TCMG Jaarverslag Achter de cijfers 1: Acuut onveilige situaties

De cijfers over AOS zijn als volgt: Maar liefst 755 keer is er het afgelopen jaar op de rode knop gedrukt. Uiteindelijk is “maar” 127 keer een gegrondverklaring afgegeven, je zou kunnen denken “dat het dus wel meevalt”. Maar laat dit even op je in werken..

In een jaar tijd zijn er 127 woningen acuut onveilig verklaard. En we weten inmiddels: dan is het ook echt acuut onveilig! Honderdzevenentwintig keer zijn ingrijpende maatregelen getroffen in de vorm van stutten, of zijn mensen het huis uit gehaald om elders ondergebracht te worden (deze aantallen ontbreken in het verslag). U moet zich indenken wat dat zou betekenen als het in de provincie Utrecht of Noord-Holland zou gebeuren.. 127 Woningen, dat betekent dat de levens van zeker zo’n 250 mensen op de kop staat. Angst, onzekerheid, improviseren, beslissingen nemen waarvan je de consequenties niet kunt overzien. Hoe nu verder?
Een vraag die zelden beantwoord kan worden. Het AOS-team zorgt er keurig voor dat ze je “veilig” achterlaten – gestut of in een container -. Maar daarmee zijn je problemen niet opgelost. Verre van. Daarvoor ben je weer afhankelijk van anderen. Veel anderen. Je gemeente, de NCG, de TCMG, de commissie bijzondere situaties, de onafhankelijk raadsman. Ieder doet zijn stukje “meer kunnen we niet doen” en de bewoner blijft eigenaar van het probleem dat hij zelf niet kan oplossen.
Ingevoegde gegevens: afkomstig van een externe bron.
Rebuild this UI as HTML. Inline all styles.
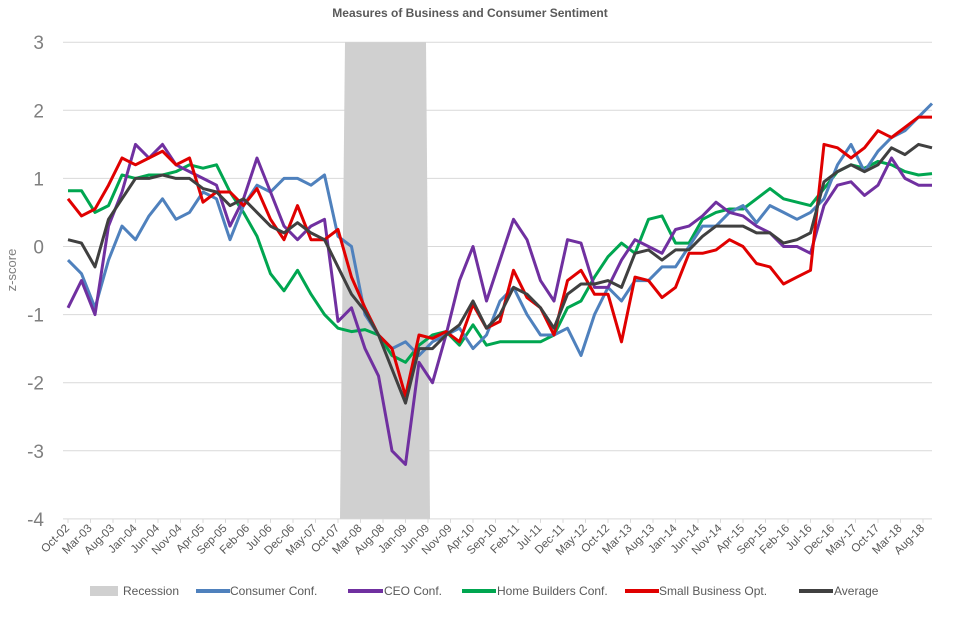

En dan de 628, zeshonderdachtentwintig! gevallen waarbij de AOS-melding ongegrond werd verklaard. Je kunt denken: nou, mooi, daar was gelukkig niks aan de hand. Maar dat is natuurlijk niet zo. Ook deze 628 hebben een aanleiding gehad om een melding te doen. En dat was doorgaans geen haarscheurtje hier en daar. In 628 gevallen hebben echtparen, gezinnen, elkaar aan gekeken. “Kan dit echt nog zo? Ik vertrouw het niet meer. Het voelt niet goed. Moet je kijken, alweer erger geworden. En wat als..?”
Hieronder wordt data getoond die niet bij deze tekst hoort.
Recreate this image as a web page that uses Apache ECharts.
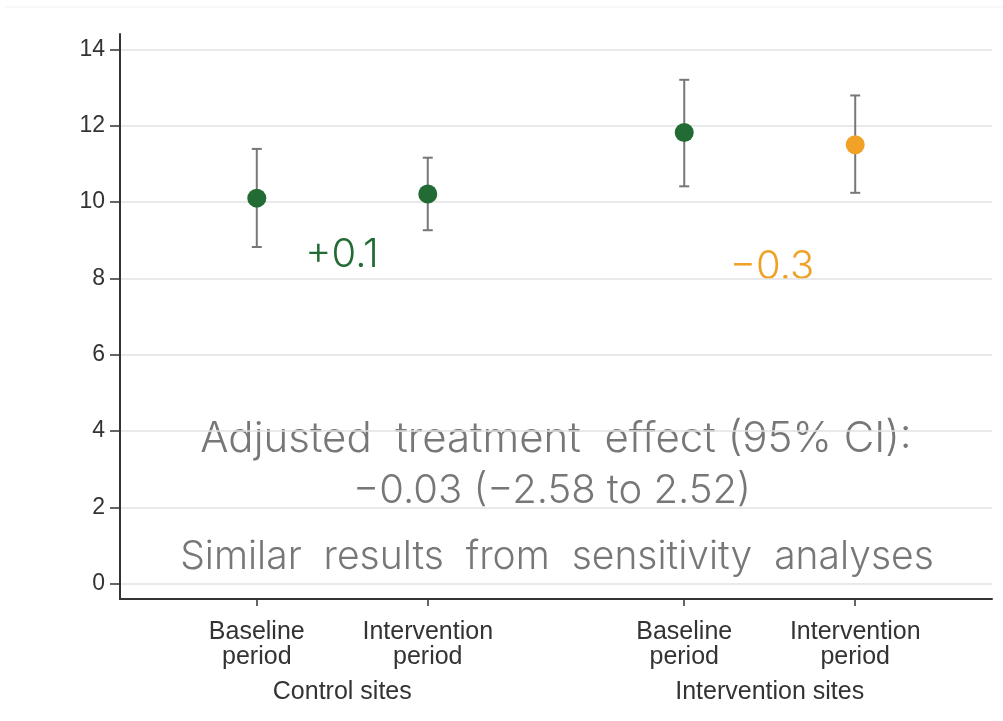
<!DOCTYPE html>
<html>
<head>
<meta charset="utf-8">
<script src="https://cdn.jsdelivr.net/npm/echarts@6/dist/echarts.min.js"></script>
<style>html,body{margin:0;padding:0;background:#fff}#c{width:1003px;height:721px}</style>
</head>
<body>
<div id="c"></div>
<script>
// ---- data ----
const periodLabels = ['Baseline\nperiod', 'Intervention\nperiod', 'Baseline\nperiod', 'Intervention\nperiod'];
const xPositions = [1, 2, 3.5, 4.5];
const groupLabels = ['Control sites', 'Intervention sites'];
const groupPositions = [1.5, 4];
const means = [10.10, 10.21, 11.82, 11.50];
const lower = [8.82, 9.26, 10.41, 10.24];
const upper = [11.39, 11.16, 13.20, 12.79];
const pointColors = ['#236b35', '#236b35', '#236b35', '#f0a126'];
const yTicks = [0, 2, 4, 6, 8, 10, 12, 14];
const diffLabels = ['+0.1', '\u22120.3'];
const diffColors = ['#236b35', '#f0a126'];
const noteLines = ['Adjusted  treatment  effect (95% CI):', '\u22120.03 (\u22122.58 to 2.52)', 'Similar  results  from  sensitivity  analyses'];

const chart = echarts.init(document.getElementById('c'), null, {renderer: 'canvas'});
const labelFont = "'Liberation Sans', Arial, Helvetica, sans-serif";
const noteFont = "Inter, 'Open Sans', sans-serif";

const option = {
  backgroundColor: '#fff',
  animation: false,
  grid: {left: 120, right: 11, top: 34, bottom: 122, containLabel: false},
  xAxis: [{
    type: 'value', min: 0.2, max: 5.3,
    axisLine: {show: true, onZero: false, lineStyle: {color: '#333', width: 2}},
    axisTick: {show: true, length: 7, customValues: xPositions, lineStyle: {color: '#333', width: 1.5}},
    axisLabel: {
      customValues: xPositions, margin: 21, color: '#333', fontSize: 25, lineHeight: 25,
      fontFamily: labelFont,
      formatter: v => { const i = xPositions.indexOf(v); return i >= 0 ? periodLabels[i] : ''; }
    },
    splitLine: {show: false}
  }, {
    type: 'value', min: 0.2, max: 5.3, position: 'bottom',
    axisLine: {show: false}, axisTick: {show: false}, splitLine: {show: false},
    axisLabel: {
      customValues: groupPositions, margin: 81, color: '#333', fontSize: 25,
      fontFamily: labelFont,
      formatter: v => { const i = groupPositions.indexOf(v); return i >= 0 ? groupLabels[i] : ''; }
    }
  }],
  yAxis: {
    type: 'value', min: -0.4, max: 14.4,
    axisLine: {show: true, onZero: false, lineStyle: {color: '#333', width: 2}},
    axisTick: {show: true, length: 10, customValues: yTicks, lineStyle: {color: '#333', width: 1.5}},
    axisLabel: {customValues: yTicks, margin: 15, color: '#333', fontSize: 23, fontFamily: labelFont},
    splitLine: {show: true, lineStyle: {color: '#e2e2e2', width: 1.5}}
  },
  series: [{
    type: 'custom',
    data: xPositions.map((x, i) => [x, lower[i], upper[i]]),
    renderItem: (params, api) => {
      const x = api.value(0);
      const lo = api.coord([x, api.value(1)]);
      const hi = api.coord([x, api.value(2)]);
      const w = 5;
      const st = {stroke: '#777', lineWidth: 2};
      return {type: 'group', children: [
        {type: 'line', shape: {x1: lo[0], y1: lo[1], x2: hi[0], y2: hi[1]}, style: st},
        {type: 'line', shape: {x1: lo[0] - w, y1: lo[1], x2: lo[0] + w, y2: lo[1]}, style: st},
        {type: 'line', shape: {x1: hi[0] - w, y1: hi[1], x2: hi[0] + w, y2: hi[1]}, style: st}
      ]};
    },
    z: 2
  }, {
    type: 'scatter',
    symbolSize: 19,
    data: xPositions.map((x, i) => ({value: [x, means[i]], itemStyle: {color: pointColors[i], opacity: 1}})),
    itemStyle: {opacity: 1},
    z: 3
  }],
  graphic: [
    {type: 'line', shape: {x1: 5, y1: 7, x2: 1003, y2: 7}, style: {stroke: '#efefef', lineWidth: 1}, silent: true},
    {type: 'text', x: 342, y: 255, style: {text: diffLabels[0], fill: diffColors[0], font: "300 40px " + noteFont, textAlign: 'center', textVerticalAlign: 'middle'}},
    {type: 'text', x: 772, y: 267, style: {text: diffLabels[1], fill: diffColors[1], font: "300 40px " + noteFont, textAlign: 'center', textVerticalAlign: 'middle'}},
    {type: 'text', x: 556, y: 439, style: {text: noteLines[0], fill: '#777', font: "300 42px " + noteFont, textAlign: 'center', textVerticalAlign: 'middle'}},
    {type: 'text', x: 552, y: 491, style: {text: noteLines[1], fill: '#777', font: "300 40px " + noteFont, textAlign: 'center', textVerticalAlign: 'middle'}},
    {type: 'text', x: 557, y: 557, style: {text: noteLines[2], fill: '#777', font: "300 39px " + noteFont, textAlign: 'center', textVerticalAlign: 'middle'}}
  ]
};
chart.setOption(option);
</script>
</body>
</html>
Zo’n 1500 mensen die niet ontspannen naar bed gaan, die zich zorgen maken, die last hebben van de scheuren waar ze permanent tegen aan kijken. Zij zijn ongegrond verklaard, maar daarmee niet altijd gerustgesteld. Niet zelden is de conclusie dat “er inderdaad wel wat moet gebeuren” maar dat het niet acuut is. Tja.. En wat dan? Bellen met een andere instantie? Misschien versterken? Misschien schade herstellen? Misschien, ja, wat? Wachten tot het erger wordt en dan maar weer een AOS?
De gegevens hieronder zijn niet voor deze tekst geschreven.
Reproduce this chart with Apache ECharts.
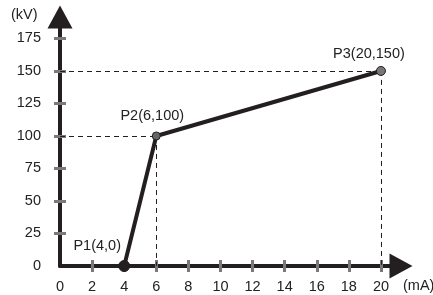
<!DOCTYPE html>
<html>
<head>
  <meta charset="UTF-8">
  <title>P1-P2-P3</title>
  <script src="https://cdn.jsdelivr.net/npm/echarts/dist/echarts.min.js"></script>
  <style>
    html, body { margin: 0; padding: 0; background: #fff; }
    #main { width: 433px; height: 295px; }
  </style>
</head>
<body>
  <div id="main"></div>
  <script>
    var names = ['P1(4,0)', 'P2(6,100)', 'P3(20,150)'];
    var currentMA = [4, 6, 20];
    var voltageKV = [0, 100, 150];
    var xTicks = [0, 2, 4, 6, 8, 10, 12, 14, 16, 18, 20];
    var yTicks = [0, 25, 50, 75, 100, 125, 150, 175];

    var chart = echarts.init(document.getElementById('main'));
    var font = 'Liberation Sans, Arial, sans-serif';
    var ink = '#231f20';
    var fs = 14.5;

    var labelOffsets = [[-27, -2], [-4, -3], [-12, 1]];
    var pointStyles = [
      { size: 11, color: ink, border: ink },
      { size: 8, color: '#666', border: ink },
      { size: 9, color: '#777', border: ink }
    ];

    var points = currentMA.map(function (x, i) {
      return {
        value: [x, voltageKV[i]],
        symbolSize: pointStyles[i].size,
        itemStyle: { color: pointStyles[i].color, borderColor: pointStyles[i].border, borderWidth: 1 },
        label: {
          show: true, position: 'top', offset: labelOffsets[i],
          formatter: names[i], color: '#222', fontSize: fs, fontFamily: font
        }
      };
    });

    // dashed guides from P2 and P3 to the axes
    var guides = [];
    [1, 2].forEach(function (i) {
      guides.push([{ coord: [0, voltageKV[i]] }, { coord: [currentMA[i], voltageKV[i]] }]);
      guides.push([{ coord: [currentMA[i], voltageKV[i]] }, { coord: [currentMA[i], 0] }]);
    });

    function xAxisOf(inside, main) {
      return {
        type: 'value', min: 0, max: 21.25, position: 'bottom',
        axisLine: main ? { show: true, lineStyle: { color: ink, width: 4 }, symbol: ['none', 'triangle'], symbolSize: [25, 23] } : { show: false },
        axisTick: { show: true, inside: inside, length: 6, customValues: xTicks.slice(1), lineStyle: { color: '#7a7a7a', width: 3 } },
        axisLabel: { show: main, customValues: xTicks, margin: 13, color: '#222', fontSize: fs, fontFamily: font },
        splitLine: { show: false }
      };
    }
    function yAxisOf(inside, main) {
      return {
        type: 'value', min: 0, max: 191.5, position: 'left',
        axisLine: main ? { show: true, lineStyle: { color: ink, width: 4 }, symbol: ['none', 'triangle'], symbolSize: [25, 23] } : { show: false },
        axisTick: { show: true, inside: inside, length: 6, customValues: yTicks.slice(1), lineStyle: { color: '#7a7a7a', width: 3 } },
        axisLabel: { show: main, customValues: yTicks, margin: 19, color: '#222', fontSize: fs, fontFamily: font },
        splitLine: { show: false }
      };
    }

    var option = {
      backgroundColor: '#fff',
      animation: false,
      grid: { left: 60, right: 32, top: 17, bottom: 29, containLabel: false },
      xAxis: [xAxisOf(false, true), xAxisOf(true, false)],
      yAxis: [yAxisOf(false, true), yAxisOf(true, false)],
      graphic: [
        { type: 'text', left: 11, top: 7, style: { text: '(kV)', fill: '#222', fontSize: fs, fontFamily: font } },
        { type: 'text', left: 403, top: 278, style: { text: '(mA)', fill: '#222', fontSize: fs, fontFamily: font } }
      ],
      series: [{
        type: 'line',
        data: points,
        symbol: 'circle',
        lineStyle: { color: ink, width: 4 },
        z: 5,
        markLine: {
          silent: true,
          symbol: 'none',
          label: { show: false },
          lineStyle: { color: ink, width: 1, type: [5, 4] },
          data: guides
        }
      }]
    };

    chart.setOption(option);
  </script>
</body>
</html>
Ook de ‘reguliere’ meldingen blijven in grote getale binnenkomen. Het totale aantal openstaande meldingen hangt nu rond de 19.000. Dat is meer dan toen begonnen werd met de stuwmeerregeling – zo’n 17.000. Met de afname van de schade inspecties door de coronacrisis zal dit aantal naar verwachting toenemen. Wij hebben er eerder voor gepleit de stuwmeerregeling ‘permanent’ te maken. Met andere woorden: zodra een melding langer dan een jaar open staat volgt automatisch hetzelfde aanbod (5.000 euro schadevergoeding incl. overlastkosten, 11.000 facturen aannemer, of wachten op reguliere opname). Met de uitspraken die de TCMG in dit jaarverslag doet, namelijk dat de doorlooptijd gedaald is naar gemiddeld 150 dagen, zou dit geen al te groot probleem moeten zijn.